Barclays Bank is to pay out up to £100 million to around 300,000 of its personal loan customers after making mistakes on their paperwork.
The customers could be inline for a few hundred pounds each after they are believed to have been incorrectly charged interest. The issue dates back to October 2008.
The mistake comes after the bank revealed it is facing a £50 million fine over claims it acted “recklessly” in its multibillion pound bailouts from Qatar in 2008.
A spokesman described the latest problem, which relates to arrears notices and statements, as “technical documentary errors”.
The issue was revealed in a 185-page bank document in which Barclays stated it “identified certain issues with the information contained in historic statements and arrears notices relating to consumer loan accounts. It is therefore implementing a plan to return interest incorrectly charged to customers”.
A spokesman for the bank said, “Barclays has proactively reviewed information it has historically sent to its customers relating to interest charges where we have found technical documentary errors.
“As a result Barclays has identified certain issues with the information contained in some statements and arrears notices relating to consumer loan accounts.
“Due to these notification errors, interest was not due on certain accounts during the period that Barclays made this mistake, and whilst no one has been mis-sold to, customers are entitled to have their interest payments returned. No customer will pay more than they were ever contractually expected to.
“Barclays has notified the Office of Fair Trading (OFT) which is responsible for consumer credit issues and is implementing a plan to return interest payments to customers as swiftly and efficiently as possible.

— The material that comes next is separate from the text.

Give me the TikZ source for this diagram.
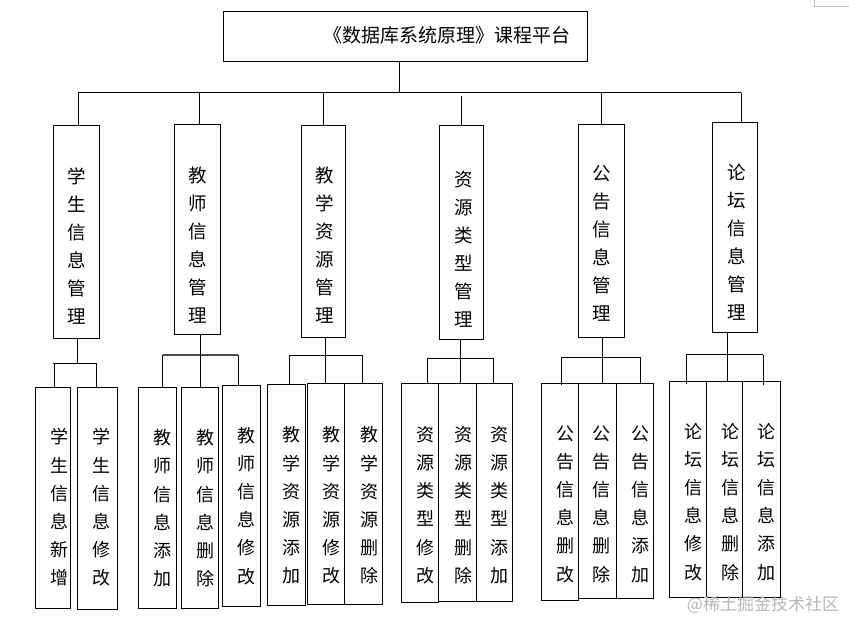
\documentclass[tikz,border=0pt]{standalone}
\usepackage{fontspec}
\setmainfont{Noto Sans CJK SC}
\usetikzlibrary{fit}
\newcommand\mybox[5]{\node[boxst, fit={(#2,#3)(#4,#5)}] (#1) {};}
\newcommand\lvtxt[5]{\node[#1] (#2) at (#3,#4) {#5};}
\begin{document}
\begin{tikzpicture}[x=1pt,y=-1pt,
  boxst/.style={draw, line width=1pt, inner sep=0pt},
  lvtwo/.style={inner sep=0pt, align=center, font=\fontsize{18.5}{28}\selectfont},
  lvthree/.style={inner sep=0pt, align=center, font=\fontsize{18}{28.2}\selectfont},
  conn/.style={line width=1pt},
  titlest/.style={inner sep=0pt, font=\fontsize{19}{22}\selectfont},
  wmark/.style={inner sep=0pt, text=black!28, font=\fontsize{17}{20}\selectfont}]
\useasboundingbox (0,0) rectangle (849,620);
\fill[white] (0,0) rectangle (849,620);
\draw[black!25, line width=0.8pt] (814,0) -- (814,6) -- (849,6);

% root
\mybox{root}{223}{12}{587}{62}
\node[titlest] (title) at (447,35) {《数据库系统原理》课程平台};

% level 2
\mybox{b1}{53.3}{126}{99.3}{338.5}
\mybox{b2}{174.3}{124.3}{220.3}{335}
\mybox{b3}{301.7}{125.3}{345.3}{337.3}
\mybox{b4}{439.3}{126}{483.3}{339.3}
\mybox{b5}{578.3}{125}{624.3}{337.3}
\mybox{b6}{712.3}{122.3}{757.3}{333}
\lvtxt{lvtwo}{t1}{77}{246}{学\\生\\信\\息\\管\\理}
\lvtxt{lvtwo}{t2}{198}{245}{教\\师\\信\\息\\管\\理}
\lvtxt{lvtwo}{t3}{325}{245}{教\\学\\资\\源\\管\\理}
\lvtxt{lvtwo}{t4}{463.3}{249.5}{资\\源\\类\\型\\管\\理}
\lvtxt{lvtwo}{t5}{601.7}{243.5}{公\\告\\信\\息\\管\\理}
\lvtxt{lvtwo}{t6}{736.7}{242}{论\\坛\\信\\息\\管\\理}

% top bar
\coordinate (topL) at (78.3,93);
\coordinate (topR) at (741,93);
\coordinate (topM) at (399,93);
\draw[conn] (topL) -- (topR);
\draw[conn] (root.south -| topM) -- (topM);
\draw[conn] (topL) -- (topL |- b1.north);
\coordinate (d2) at (199.3,93);
\coordinate (d3) at (323.3,93);
\coordinate (d4) at (461.3,96);
\coordinate (d5) at (601.7,93);
\draw[conn] (d2) -- (d2 |- b2.north);
\draw[conn] (d3) -- (d3 |- b3.north);
\draw[conn] (d4) -- (d4 |- b4.north);
\draw[conn] (d5) -- (d5 |- b5.north);
\draw[conn] (topR) -- (topR |- b6.north);

% level 3 boxes
\mybox{a11}{35.7}{387.3}{70.7}{608.3}
\mybox{a12}{77.7}{387.3}{117.3}{609.3}
\mybox{a21}{138.7}{387.3}{176.3}{608.3}
\mybox{a22}{181.7}{387.3}{218.3}{608.3}
\mybox{a23}{222.7}{385.7}{260.3}{606}
\mybox{a31}{267.3}{384.3}{305.7}{605.3}
\mybox{a32}{307.7}{383.3}{344.3}{604.3}
\mybox{a33}{344.3}{383.3}{382.3}{604.3}
\mybox{a41}{401.7}{383.3}{438.7}{602.3}
\mybox{a42}{438.7}{383.3}{476.7}{601}
\mybox{a43}{476.7}{383.3}{512.3}{601}
\mybox{a51}{541.7}{383.3}{578.7}{600}
\mybox{a52}{578.7}{383.3}{616.7}{598.7}
\mybox{a53}{616.7}{383.3}{653.3}{598}
\mybox{a61}{669.3}{381.3}{706.7}{597.3}
\mybox{a62}{706.7}{381.3}{742.7}{597.3}
\mybox{a63}{742.7}{381.3}{780.7}{597.3}

% level 3 texts
\lvtxt{lvthree}{s11}{59.3}{507.5}{学\\生\\信\\息\\新\\增}
\lvtxt{lvthree}{s12}{101}{507.5}{学\\生\\信\\息\\修\\改}
\lvtxt{lvthree}{s21}{162.3}{508.3}{教\\师\\信\\息\\添\\加}
\lvtxt{lvthree}{s22}{205}{508.3}{教\\师\\信\\息\\删\\除}
\lvtxt{lvthree}{s23}{246}{505.8}{教\\师\\信\\息\\修\\改}
\lvtxt{lvthree}{s31}{291}{505.5}{教\\学\\资\\源\\添\\加}
\lvtxt{lvthree}{s32}{331}{505.5}{教\\学\\资\\源\\修\\改}
\lvtxt{lvthree}{s33}{369.3}{505.5}{教\\学\\资\\源\\删\\除}
\lvtxt{lvthree}{s41}{425}{505}{资\\源\\类\\型\\修\\改}
\lvtxt{lvthree}{s42}{463.3}{505}{资\\源\\类\\型\\删\\除}
\lvtxt{lvthree}{s43}{499}{505}{资\\源\\类\\型\\添\\加}
\lvtxt{lvthree}{s51}{565}{504}{公\\告\\信\\息\\删\\改}
\lvtxt{lvthree}{s52}{601.7}{504}{公\\告\\信\\息\\删\\除}
\lvtxt{lvthree}{s53}{640}{504}{公\\告\\信\\息\\添\\加}
\lvtxt{lvthree}{s61}{693.3}{501.7}{论\\坛\\信\\息\\修\\改}
\lvtxt{lvthree}{s62}{730}{501.7}{论\\坛\\信\\息\\删\\除}
\lvtxt{lvthree}{s63}{766.7}{501.7}{论\\坛\\信\\息\\添\\加}

% group 1
\coordinate (m1) at (77.3,363.3);
\coordinate (l1) at (54.3,363.3);
\coordinate (r1) at (96.7,363.3);
\draw[conn] (b1.south -| m1) -- (m1);
\draw[conn] ([xshift=-1.6pt]l1) -- (r1);
\draw[conn] (l1) -- (l1 |- a11.north);
\draw[conn] (r1) -- (r1 |- a12.north);

% group 2
\coordinate (m2) at (200.3,355);
\coordinate (l2) at (162.5,355);
\coordinate (r2) at (238,355);
\draw[conn] (b2.south -| m2) -- (m2);
\draw[line width=1.5pt, black!70] (l2) -- (r2);
\draw[conn] (l2) -- (l2 |- a21.north);
\draw[conn] (m2) -- (m2 |- a22.north);
\draw[conn] (r2) -- (r2 |- a23.north);

% group 3
\coordinate (m3) at (325.7,355.3);
\coordinate (l3) at (289.3,355.3);
\coordinate (r3) at (362.8,355.3);
\draw[conn] (b3.south -| m3) -- (m3);
\draw[conn] (l3) -- (r3);
\draw[conn] (l3) -- (l3 |- a31.north);
\draw[conn] (m3) -- (m3 |- a32.north);
\draw[conn] (r3) -- (r3 |- a33.north);

% group 4
\coordinate (m4) at (460.7,358.3);
\coordinate (l4) at (427.3,358.3);
\coordinate (r4) at (493.3,358.3);
\draw[conn] (b4.south -| m4) -- (m4);
\draw[conn] (l4) -- (r4);
\draw[conn] (l4) -- (l4 |- a41.north);
\draw[conn] (m4) -- (m4 |- a42.north);
\draw[conn] (r4) -- (r4 |- a43.north);

% group 5
\coordinate (m5) at (602.3,357.3);
\coordinate (l5) at (561.7,357.3);
\coordinate (r5) at (640.5,357.3);
\draw[conn] (b5.south -| m5) -- (m5);
\draw[conn] (l5) -- (r5);
\draw[conn] (l5) -- ([yshift=-2.5pt]l5 |- a51.north);
\draw[conn] (m5) -- (m5 |- a52.north);
\draw[conn] (r5) -- (r5 |- a53.north);

% group 6
\coordinate (m6) at (727.3,355);
\coordinate (l6) at (686,355);
\coordinate (r6) at (763.3,355);
\draw[conn] (b6.south -| m6) -- (m6);
\draw[conn] (l6) -- (r6);
\draw[conn] (l6) -- ([yshift=-3pt]l6 |- a61.north);
\draw[conn] (m6) -- (m6 |- a62.north);
\draw[conn] (r6) -- ([yshift=-4pt]r6 |- a63.north);

% watermark
\node[wmark] (wm) at (763,605) {@稀土掘金技术社区};
\end{tikzpicture}
\end{document}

“Barclays is undertaking a review of all its businesses where similar issues could arise to assess any related issues.
“Any affected customer will be contacted by Barclays and customers do not need to take any action.”
The issue is similar to one made by Northern Rock Asset Management, which announced last year that it would return interest paid by 152,000 borrowers as a result of mistakes in paperwork.

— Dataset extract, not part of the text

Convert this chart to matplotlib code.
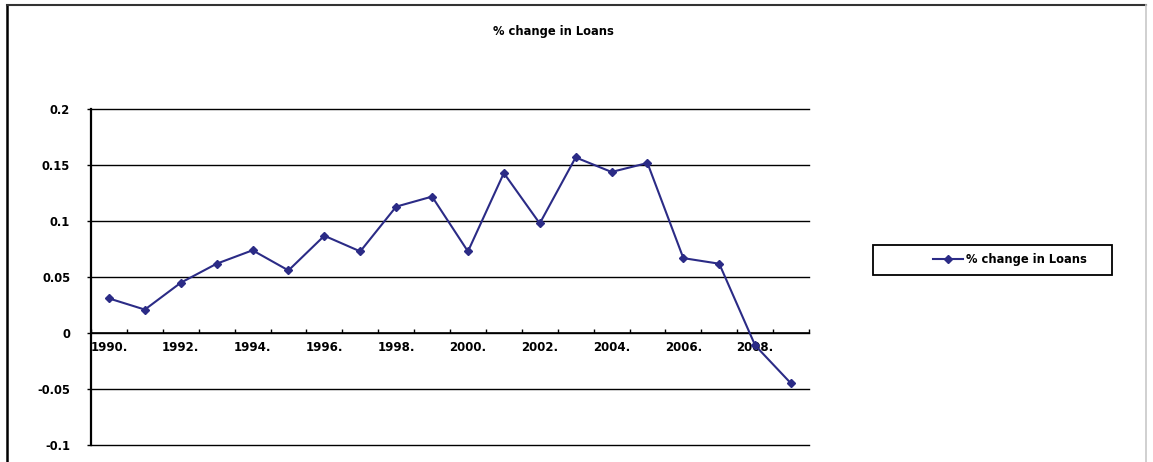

Barclays is facing further complaints after the Financial Conduct Authority (FCA), the recently created regulator, accused it of agreeing £322 million of secret payments to Middle Eastern investors to secure their support for cash calls totalling more than £5 billion at the height of the financial crisis.
The bank contests the FCA's findings and said the fees relate to advisory services over five years.
It is also being probed by the Serious Fraud Office and regulators in the US, and admitted it does not know how much the final cost will be.
The bank has also been implicated in attempts to manipulate Libor, the inter-bank lending rate, for which it was fined a total of £290 million.